Stereotyping can occur spontaneously and rather unconsciously (Moskowitz, 2005). Stereotype activation, the process of stereotypic knowledge becoming activated and accessible in one's mind, and stereotype application which is when people apply the activated stereotypic knowledge onto the member of the stereotyped group, are the two processes involved (Kunda & Spencer, 2003).  In addition, there is powerful evidence showing that stereotyping, though not necessarily negative, is somewhat innate and may be established in kids’ mind before they have the cognitive ability to perform critical thinking (Allport, 1954). As a result, the belief to battle stereotyping is relatively new in people’s cognitive structure (Higgins & King,1981). The primacy effect suggests that the first information people receive has a greater influence on people than information received later (E.E. Jones & Goethals, 1972).  Thus, as found in various studies, controlling, reducing and inhibiting stereotypes requires conscious attention and involves a controlled process, similar to remove a bad habit (Devine,1989). “Stop stereotyping” is a general statement of the quest. Specifically, the challenge is to either tackle stereotypic knowledge or stop influencing people’s action or turn into prejudice. However, since stereotypes activation may happen automictically by the mere presence of stereotypic cues (Devine, 1989), various researches focused on reducing stereotype application, trying to prevent the activated stereotypic thinking from affecting ones’ judgment. Studies revolving around factors like attention availability, goals, and motivation,  perspective taking and theoretical models like the Continuum Model (Fiske & Neuberg, 1990) and the Dissociation Model ( Devine, 1989) have shown evidence that stereotyping can be contained.
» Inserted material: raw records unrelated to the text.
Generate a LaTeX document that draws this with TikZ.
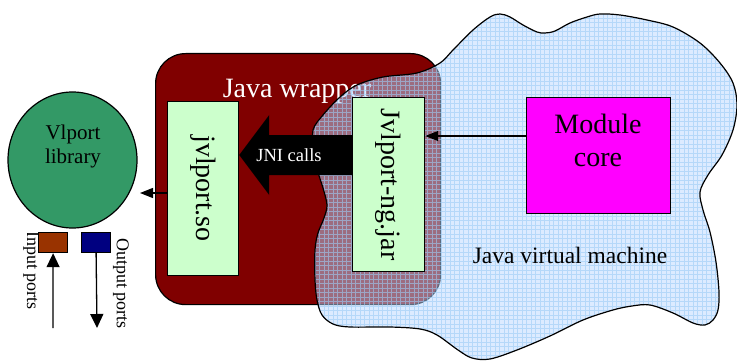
\documentclass[tikz,border=0pt]{standalone}
\usepackage{fontspec}
\setmainfont{Liberation Serif}
\usetikzlibrary{arrows.meta,shapes.geometric,calc}
\definecolor{wrapred}{HTML}{800000}
\definecolor{libgreen}{HTML}{339966}
\definecolor{boxgreen}{HTML}{CCFFCC}
\definecolor{inbrown}{HTML}{993300}
\definecolor{outblue}{HTML}{000080}
\definecolor{coremag}{HTML}{FF00FF}
\definecolor{jvmblue}{RGB}{185,216,255}
\definecolor{gridblue}{HTML}{9CCBF5}
\begin{document}
\begin{tikzpicture}[x=1pt,y=-1pt,
  outline/.style={draw=black,line width=1.2pt},
  compbox/.style={outline,fill=boxgreen,inner sep=0pt,anchor=north west},
  bigtext/.style={font=\fontsize{28}{33}\selectfont},
  arr/.style={line width=1.3pt,-{Triangle[length=13pt,width=10pt]}},
  bigarr/.style={line width=1.3pt,-{Triangle[length=14pt,width=13pt]}},
]
\useasboundingbox (0,0) rectangle (737,361);

% Java wrapper
\node[outline, fill=wrapred, rounded corners=30pt, minimum width=285pt, minimum height=251pt, anchor=north west, inner sep=0pt] (wrap) at (155,53) {};
\node[white, bigtext, anchor=base, inner sep=0pt] (wraptext) at (297,98) {Java wrapper};

% Java virtual machine cloud
\draw[line width=1.2pt, fill=jvmblue, fill opacity=0.5,
  path picture={\draw[gridblue, line width=0.4pt, draw opacity=0.6]
    (path picture bounding box.north west) grid[step=4.5pt] (path picture bounding box.south east);}]
  plot[smooth cycle, tension=0.55] coordinates {
  (313,130) (323,115) (340,97) (357,85) (383,77) (417,73) (440,63) (453,50) (473,30) (490,17) (500,14) (510,17) (523,25) (537,32) (545,33) (555,31) (570,23) (587,17) (600,14) (620,15) (647,20) (673,27) (700,43) (720,63) (733,83) (737,105) (733,130) (722,155) (708,175) (700,192) (703,210) (710,232) (716,262) (719,292) (718,310) (713,320) (705,325) (693,323) (673,313) (650,305) (632,306) (613,310) (583,320) (550,336) (517,350) (490,359) (472,358) (458,350) (437,335) (420,329) (390,327) (350,327) (333,324) (322,315) (317,300) (315,280) (315,250) (318,233) (324,218) (327,205) (323,188) (318,172) (314,150)};
\node[font=\fontsize{23.5}{28}\selectfont, anchor=base, inner sep=0pt] (jvmtext) at (570,263) {Java virtual machine};

% component boxes
\node[compbox, minimum width=71pt, minimum height=174pt] (so) at (167,101) {};
\node[bigtext, rotate=-90, inner sep=0pt] (sotext) at (so.center) {jvlport.so};
\node[compbox, minimum width=72pt, minimum height=174pt] (jar) at (352,97) {};
\node[bigtext, rotate=-90, inner sep=0pt] (jartext) at (jar.center) {Jvlport-ng.jar};
\node[outline, fill=coremag, minimum width=144pt, minimum height=116pt, anchor=north west, inner sep=0pt] (core) at (526,97) {};
\node[bigtext, align=center, inner sep=0pt] (coretext) at (598,140) {Module\\core};

% JNI calls block arrow
\coordinate (jnimid) at (0,155);
\fill[black] (so.east |- jnimid) -- ($(so.east |- jnimid)+(30,-40)$) -- ($(so.east |- jnimid)+(30,-20)$)
  -- ($(jar.west |- jnimid)+(0,-20)$) -- ($(jar.west |- jnimid)+(0,20)$)
  -- ($(so.east |- jnimid)+(30,20)$) -- ($(so.east |- jnimid)+(30,40)$) -- cycle;
\node[white, font=\fontsize{18.5}{22}\selectfont, anchor=base, inner sep=0pt] (jnitext) at (289,161) {JNI calls};

% core -> jar
\coordinate (c136) at (0,136);
\draw[arr] (core.west |- c136) -- (jar.east |- c136);

% Vlport library
\node[outline, fill=libgreen, ellipse, minimum width=129pt, minimum height=136pt, inner sep=0pt] (lib) at (72.5,160) {};
\node[font=\fontsize{21}{24}\selectfont, align=center, inner sep=0pt] (libtext) at (73,146) {Vlport\\library};

% jvlport.so -> library
\coordinate (libin) at (140,193);
\draw[arr] (so.west |- libin) -- (libin);

% ports
\node[outline, fill=inbrown, minimum width=29pt, minimum height=20pt, anchor=north west, inner sep=0pt] (inport) at (38,232) {};
\node[outline, fill=outblue, minimum width=29pt, minimum height=20pt, anchor=north west, inner sep=0pt] (outport) at (81,232) {};
\coordinate (inbot) at (53,328);
\coordinate (outbot) at (97,328);
\draw[bigarr] (inbot) -- (inport.south);
\draw[bigarr] (outport.south) -- (outbot);
\begin{scope}
\clip (0,233) rectangle (37,361);
\node[font=\fontsize{18}{21}\selectfont, rotate=-90, anchor=east, inner sep=0pt] (intext) at (31,310) {Input ports};
\end{scope}
\node[font=\fontsize{18}{21}\selectfont, rotate=-90, anchor=west, inner sep=0pt] (outtext) at (121,238) {Output ports};
\end{tikzpicture}
\end{document}
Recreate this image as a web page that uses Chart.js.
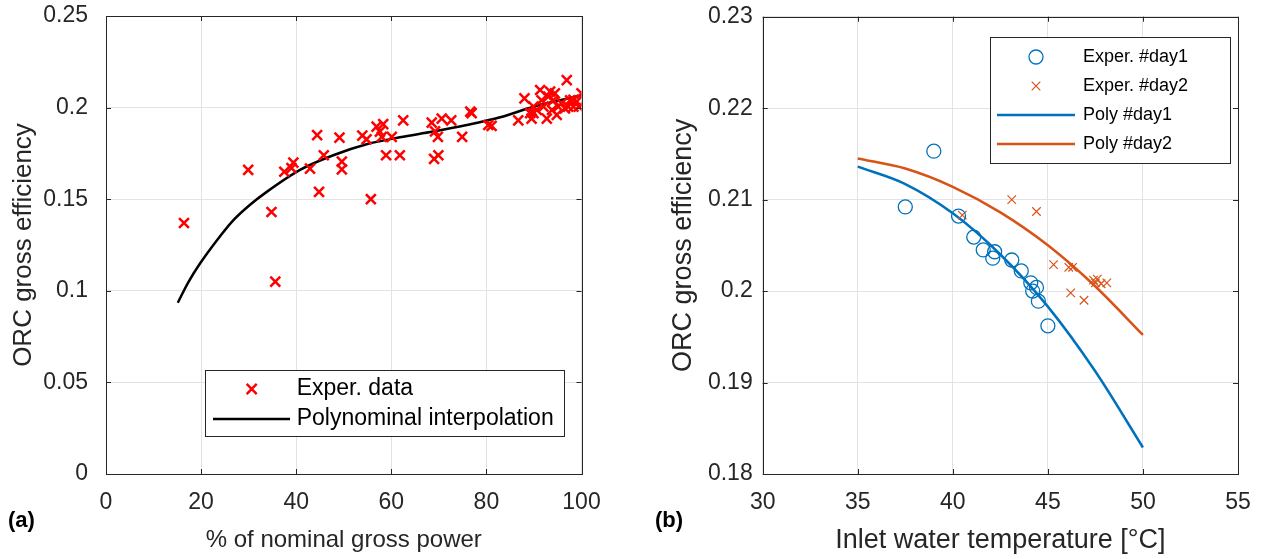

         Continuum model indicates that one’s evaluation process of others is one single continuum of impression formation (Fiske & Neuberg, 1990). On one end, lies the initial stereotyping social categorization, and individuated evaluations of others on the other end. Along the continuum, one will decide whether the encountered individual is worthwhile for evaluation and gather attention if the answer is positive. If the evaluation result neither can be fitted to the original categorization or recategorized to a new one, the perceiver would generate a more individuated response. Another possible route is that the perceiver finds the individual not worth to deploy more attention to evaluate and just retreat to the default option of making stereotypic responses (Fiske & Neuberg, 1990). The key is whether or not the subject found the individual being received as interesting or personally relevant. Other researchers have also shown people might inhibit stereotype that undermines the person they desired to form a positive impression. (Sinclair & Kunda, 1999).